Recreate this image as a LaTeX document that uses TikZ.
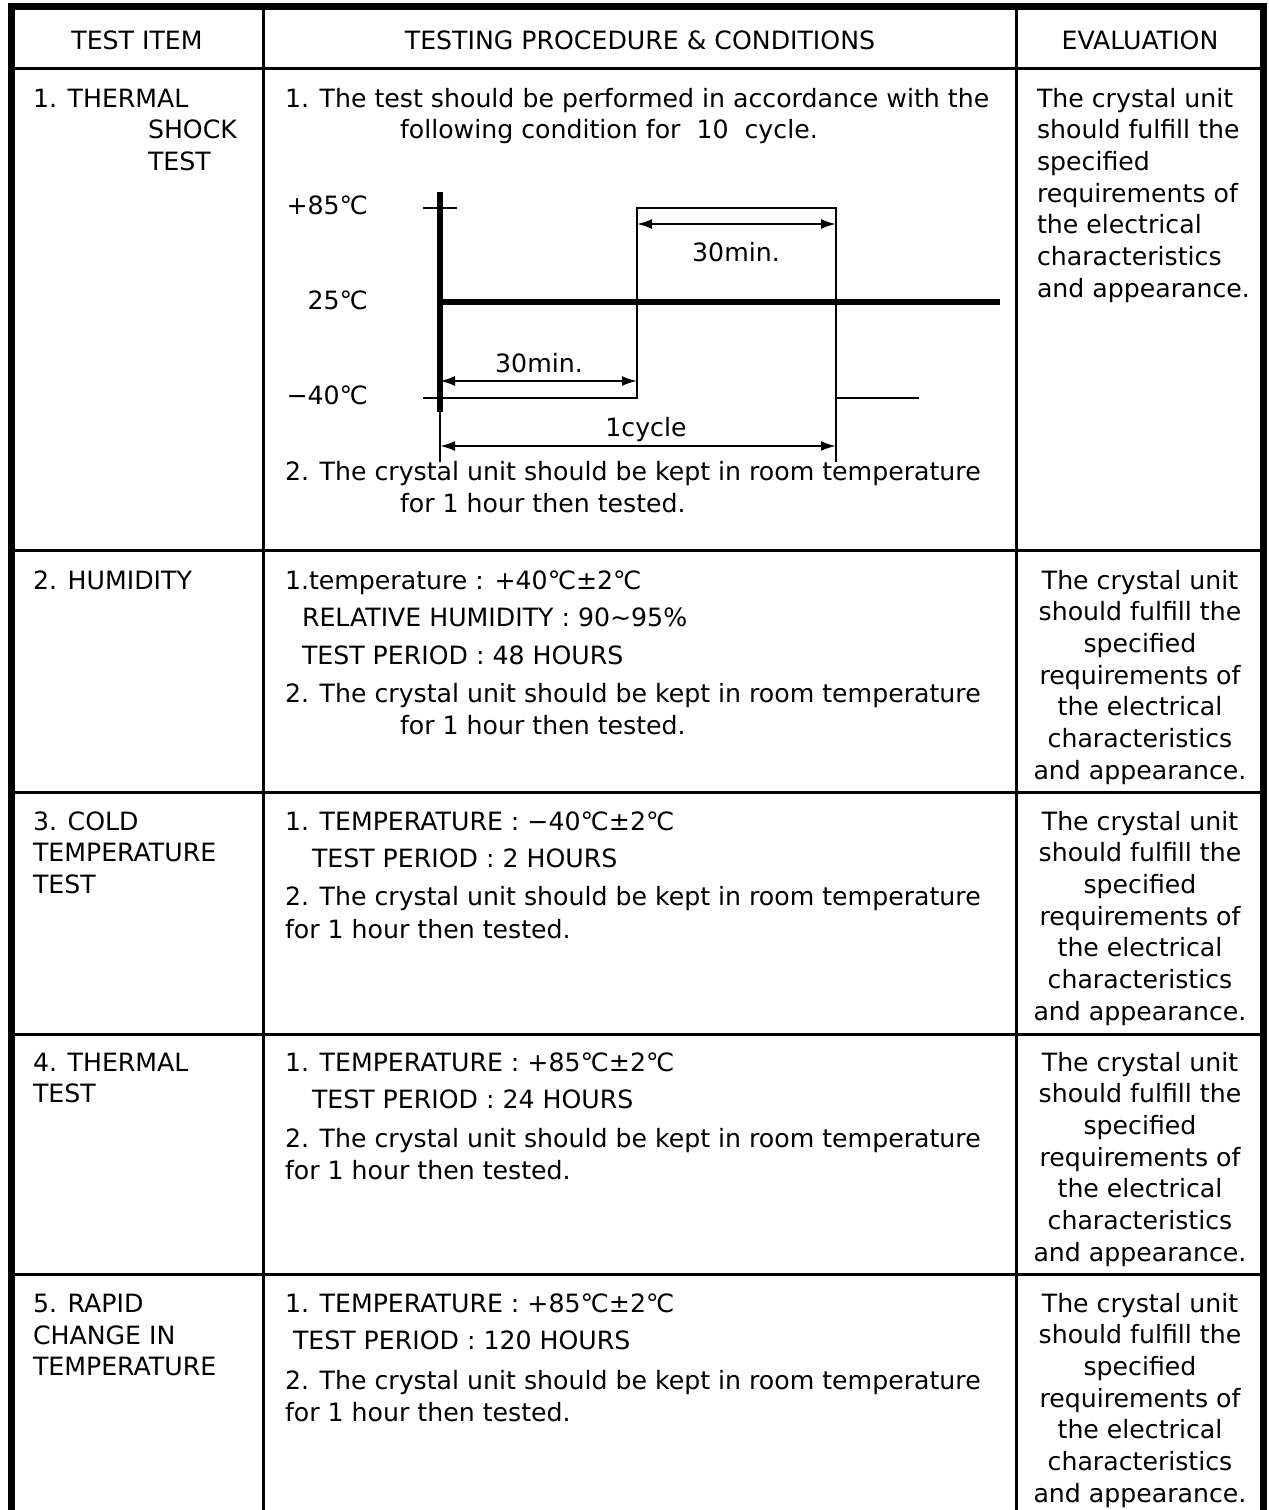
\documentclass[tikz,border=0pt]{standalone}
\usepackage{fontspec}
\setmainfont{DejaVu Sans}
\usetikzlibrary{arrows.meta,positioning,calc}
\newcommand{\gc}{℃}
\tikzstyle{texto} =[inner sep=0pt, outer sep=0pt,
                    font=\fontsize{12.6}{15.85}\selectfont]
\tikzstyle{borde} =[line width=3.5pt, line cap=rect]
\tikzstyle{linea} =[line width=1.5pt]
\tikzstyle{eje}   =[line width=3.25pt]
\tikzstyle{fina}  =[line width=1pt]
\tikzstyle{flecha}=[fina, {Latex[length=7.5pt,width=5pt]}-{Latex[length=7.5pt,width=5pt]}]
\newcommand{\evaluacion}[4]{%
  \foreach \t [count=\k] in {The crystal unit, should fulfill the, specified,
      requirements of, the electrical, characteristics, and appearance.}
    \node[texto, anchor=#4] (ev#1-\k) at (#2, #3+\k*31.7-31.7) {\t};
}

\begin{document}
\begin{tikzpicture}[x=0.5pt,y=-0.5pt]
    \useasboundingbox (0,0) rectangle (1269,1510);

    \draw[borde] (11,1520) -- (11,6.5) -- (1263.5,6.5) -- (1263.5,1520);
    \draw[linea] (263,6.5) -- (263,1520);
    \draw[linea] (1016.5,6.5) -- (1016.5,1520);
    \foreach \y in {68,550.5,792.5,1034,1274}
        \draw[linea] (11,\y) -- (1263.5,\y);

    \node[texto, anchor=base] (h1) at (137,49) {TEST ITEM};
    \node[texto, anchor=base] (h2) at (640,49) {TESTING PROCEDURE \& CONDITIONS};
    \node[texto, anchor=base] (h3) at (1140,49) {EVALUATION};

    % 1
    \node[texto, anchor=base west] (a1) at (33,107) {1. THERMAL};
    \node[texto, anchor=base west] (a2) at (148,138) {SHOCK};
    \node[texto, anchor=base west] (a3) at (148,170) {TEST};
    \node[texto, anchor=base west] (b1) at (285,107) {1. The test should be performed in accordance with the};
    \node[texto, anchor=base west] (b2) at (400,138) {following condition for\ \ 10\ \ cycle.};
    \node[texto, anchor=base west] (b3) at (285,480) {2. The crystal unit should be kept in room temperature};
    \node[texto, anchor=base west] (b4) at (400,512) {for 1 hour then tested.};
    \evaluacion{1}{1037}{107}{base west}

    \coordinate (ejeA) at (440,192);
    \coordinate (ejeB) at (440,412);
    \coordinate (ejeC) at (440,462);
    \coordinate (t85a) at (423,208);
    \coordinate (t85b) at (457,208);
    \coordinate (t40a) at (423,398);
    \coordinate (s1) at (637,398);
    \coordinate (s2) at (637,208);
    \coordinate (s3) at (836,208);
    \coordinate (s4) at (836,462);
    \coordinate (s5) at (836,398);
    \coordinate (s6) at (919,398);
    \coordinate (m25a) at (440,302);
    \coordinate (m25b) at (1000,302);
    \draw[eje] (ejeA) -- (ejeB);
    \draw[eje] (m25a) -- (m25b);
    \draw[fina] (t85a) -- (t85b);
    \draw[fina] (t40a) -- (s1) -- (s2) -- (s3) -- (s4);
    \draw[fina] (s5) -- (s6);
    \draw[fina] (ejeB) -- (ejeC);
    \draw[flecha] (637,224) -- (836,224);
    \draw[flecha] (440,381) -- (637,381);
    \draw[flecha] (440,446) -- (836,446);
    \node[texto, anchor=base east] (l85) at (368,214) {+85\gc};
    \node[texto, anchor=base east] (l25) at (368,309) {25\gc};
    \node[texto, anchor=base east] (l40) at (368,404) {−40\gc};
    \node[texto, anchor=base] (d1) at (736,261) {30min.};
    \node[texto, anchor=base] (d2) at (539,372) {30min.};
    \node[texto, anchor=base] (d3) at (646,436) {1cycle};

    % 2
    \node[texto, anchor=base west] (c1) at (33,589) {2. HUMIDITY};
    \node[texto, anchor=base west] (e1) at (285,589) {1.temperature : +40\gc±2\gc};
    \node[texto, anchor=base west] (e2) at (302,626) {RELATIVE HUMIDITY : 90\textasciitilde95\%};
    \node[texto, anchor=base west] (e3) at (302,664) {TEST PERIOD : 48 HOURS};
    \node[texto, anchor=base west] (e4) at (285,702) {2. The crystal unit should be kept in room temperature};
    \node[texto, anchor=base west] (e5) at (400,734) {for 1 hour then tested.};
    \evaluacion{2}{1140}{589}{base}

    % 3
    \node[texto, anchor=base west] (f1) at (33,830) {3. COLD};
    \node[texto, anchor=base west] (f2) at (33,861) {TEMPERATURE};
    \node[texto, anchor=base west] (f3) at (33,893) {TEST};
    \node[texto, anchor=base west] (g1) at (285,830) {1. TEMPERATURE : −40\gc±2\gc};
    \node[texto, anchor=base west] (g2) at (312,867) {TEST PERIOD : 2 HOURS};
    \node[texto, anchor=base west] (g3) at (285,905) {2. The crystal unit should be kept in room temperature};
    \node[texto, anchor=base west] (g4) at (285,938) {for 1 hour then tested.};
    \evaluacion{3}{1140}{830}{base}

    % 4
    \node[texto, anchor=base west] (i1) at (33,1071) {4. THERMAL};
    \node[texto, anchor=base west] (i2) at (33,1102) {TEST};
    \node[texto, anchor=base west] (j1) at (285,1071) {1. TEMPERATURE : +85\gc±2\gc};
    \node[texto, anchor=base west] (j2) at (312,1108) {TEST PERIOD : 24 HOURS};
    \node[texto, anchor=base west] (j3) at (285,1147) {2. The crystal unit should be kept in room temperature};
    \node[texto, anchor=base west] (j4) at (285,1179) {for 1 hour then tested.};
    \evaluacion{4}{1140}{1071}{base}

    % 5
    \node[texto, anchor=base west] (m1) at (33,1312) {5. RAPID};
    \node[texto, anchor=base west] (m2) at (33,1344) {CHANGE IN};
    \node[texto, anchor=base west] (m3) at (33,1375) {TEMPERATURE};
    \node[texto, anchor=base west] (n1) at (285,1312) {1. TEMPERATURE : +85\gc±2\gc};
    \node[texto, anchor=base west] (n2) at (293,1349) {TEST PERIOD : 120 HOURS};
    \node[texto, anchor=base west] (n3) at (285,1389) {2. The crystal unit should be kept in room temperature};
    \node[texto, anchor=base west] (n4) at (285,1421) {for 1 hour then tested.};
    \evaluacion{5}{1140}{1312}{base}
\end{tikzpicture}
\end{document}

Stated problem
Are you able to set down all the lines above exactly, without any pictures?

Task solution
Recreate this image as a LaTeX document that uses TikZ.
\documentclass[tikz,border=0pt]{standalone}
\usepackage{fontspec}
\setmainfont{DejaVu Sans}
\usetikzlibrary{arrows.meta,positioning,calc}
\newcommand{\gc}{℃}
\tikzstyle{texto} =[inner sep=0pt, outer sep=0pt,
                    font=\fontsize{12.6}{15.85}\selectfont]
\tikzstyle{borde} =[line width=3.5pt, line cap=rect]
\tikzstyle{linea} =[line width=1.5pt]
\tikzstyle{eje}   =[line width=3.25pt]
\tikzstyle{fina}  =[line width=1pt]
\tikzstyle{flecha}=[fina, {Latex[length=7.5pt,width=5pt]}-{Latex[length=7.5pt,width=5pt]}]
\newcommand{\evaluacion}[4]{%
  \foreach \t [count=\k] in {The crystal unit, should fulfill the, specified,
      requirements of, the electrical, characteristics, and appearance.}
    \node[texto, anchor=#4] (ev#1-\k) at (#2, #3+\k*31.7-31.7) {\t};
}

\begin{document}
\begin{tikzpicture}[x=0.5pt,y=-0.5pt]
    \useasboundingbox (0,0) rectangle (1269,1510);

    \draw[borde] (11,1520) -- (11,6.5) -- (1263.5,6.5) -- (1263.5,1520);
    \draw[linea] (263,6.5) -- (263,1520);
    \draw[linea] (1016.5,6.5) -- (1016.5,1520);
    \foreach \y in {68,550.5,792.5,1034,1274}
        \draw[linea] (11,\y) -- (1263.5,\y);

    \node[texto, anchor=base] (h1) at (137,49) {TEST ITEM};
    \node[texto, anchor=base] (h2) at (640,49) {TESTING PROCEDURE \& CONDITIONS};
    \node[texto, anchor=base] (h3) at (1140,49) {EVALUATION};

    % 1
    \node[texto, anchor=base west] (a1) at (33,107) {1. THERMAL};
    \node[texto, anchor=base west] (a2) at (148,138) {SHOCK};
    \node[texto, anchor=base west] (a3) at (148,170) {TEST};
    \node[texto, anchor=base west] (b1) at (285,107) {1. The test should be performed in accordance with the};
    \node[texto, anchor=base west] (b2) at (400,138) {following condition for\ \ 10\ \ cycle.};
    \node[texto, anchor=base west] (b3) at (285,480) {2. The crystal unit should be kept in room temperature};
    \node[texto, anchor=base west] (b4) at (400,512) {for 1 hour then tested.};
    \evaluacion{1}{1037}{107}{base west}

    \coordinate (ejeA) at (440,192);
    \coordinate (ejeB) at (440,412);
    \coordinate (ejeC) at (440,462);
    \coordinate (t85a) at (423,208);
    \coordinate (t85b) at (457,208);
    \coordinate (t40a) at (423,398);
    \coordinate (s1) at (637,398);
    \coordinate (s2) at (637,208);
    \coordinate (s3) at (836,208);
    \coordinate (s4) at (836,462);
    \coordinate (s5) at (836,398);
    \coordinate (s6) at (919,398);
    \coordinate (m25a) at (440,302);
    \coordinate (m25b) at (1000,302);
    \draw[eje] (ejeA) -- (ejeB);
    \draw[eje] (m25a) -- (m25b);
    \draw[fina] (t85a) -- (t85b);
    \draw[fina] (t40a) -- (s1) -- (s2) -- (s3) -- (s4);
    \draw[fina] (s5) -- (s6);
    \draw[fina] (ejeB) -- (ejeC);
    \draw[flecha] (637,224) -- (836,224);
    \draw[flecha] (440,381) -- (637,381);
    \draw[flecha] (440,446) -- (836,446);
    \node[texto, anchor=base east] (l85) at (368,214) {+85\gc};
    \node[texto, anchor=base east] (l25) at (368,309) {25\gc};
    \node[texto, anchor=base east] (l40) at (368,404) {−40\gc};
    \node[texto, anchor=base] (d1) at (736,261) {30min.};
    \node[texto, anchor=base] (d2) at (539,372) {30min.};
    \node[texto, anchor=base] (d3) at (646,436) {1cycle};

    % 2
    \node[texto, anchor=base west] (c1) at (33,589) {2. HUMIDITY};
    \node[texto, anchor=base west] (e1) at (285,589) {1.temperature : +40\gc±2\gc};
    \node[texto, anchor=base west] (e2) at (302,626) {RELATIVE HUMIDITY : 90\textasciitilde95\%};
    \node[texto, anchor=base west] (e3) at (302,664) {TEST PERIOD : 48 HOURS};
    \node[texto, anchor=base west] (e4) at (285,702) {2. The crystal unit should be kept in room temperature};
    \node[texto, anchor=base west] (e5) at (400,734) {for 1 hour then tested.};
    \evaluacion{2}{1140}{589}{base}

    % 3
    \node[texto, anchor=base west] (f1) at (33,830) {3. COLD};
    \node[texto, anchor=base west] (f2) at (33,861) {TEMPERATURE};
    \node[texto, anchor=base west] (f3) at (33,893) {TEST};
    \node[texto, anchor=base west] (g1) at (285,830) {1. TEMPERATURE : −40\gc±2\gc};
    \node[texto, anchor=base west] (g2) at (312,867) {TEST PERIOD : 2 HOURS};
    \node[texto, anchor=base west] (g3) at (285,905) {2. The crystal unit should be kept in room temperature};
    \node[texto, anchor=base west] (g4) at (285,938) {for 1 hour then tested.};
    \evaluacion{3}{1140}{830}{base}

    % 4
    \node[texto, anchor=base west] (i1) at (33,1071) {4. THERMAL};
    \node[texto, anchor=base west] (i2) at (33,1102) {TEST};
    \node[texto, anchor=base west] (j1) at (285,1071) {1. TEMPERATURE : +85\gc±2\gc};
    \node[texto, anchor=base west] (j2) at (312,1108) {TEST PERIOD : 24 HOURS};
    \node[texto, anchor=base west] (j3) at (285,1147) {2. The crystal unit should be kept in room temperature};
    \node[texto, anchor=base west] (j4) at (285,1179) {for 1 hour then tested.};
    \evaluacion{4}{1140}{1071}{base}

    % 5
    \node[texto, anchor=base west] (m1) at (33,1312) {5. RAPID};
    \node[texto, anchor=base west] (m2) at (33,1344) {CHANGE IN};
    \node[texto, anchor=base west] (m3) at (33,1375) {TEMPERATURE};
    \node[texto, anchor=base west] (n1) at (285,1312) {1. TEMPERATURE : +85\gc±2\gc};
    \node[texto, anchor=base west] (n2) at (293,1349) {TEST PERIOD : 120 HOURS};
    \node[texto, anchor=base west] (n3) at (285,1389) {2. The crystal unit should be kept in room temperature};
    \node[texto, anchor=base west] (n4) at (285,1421) {for 1 hour then tested.};
    \evaluacion{5}{1140}{1312}{base}
\end{tikzpicture}
\end{document}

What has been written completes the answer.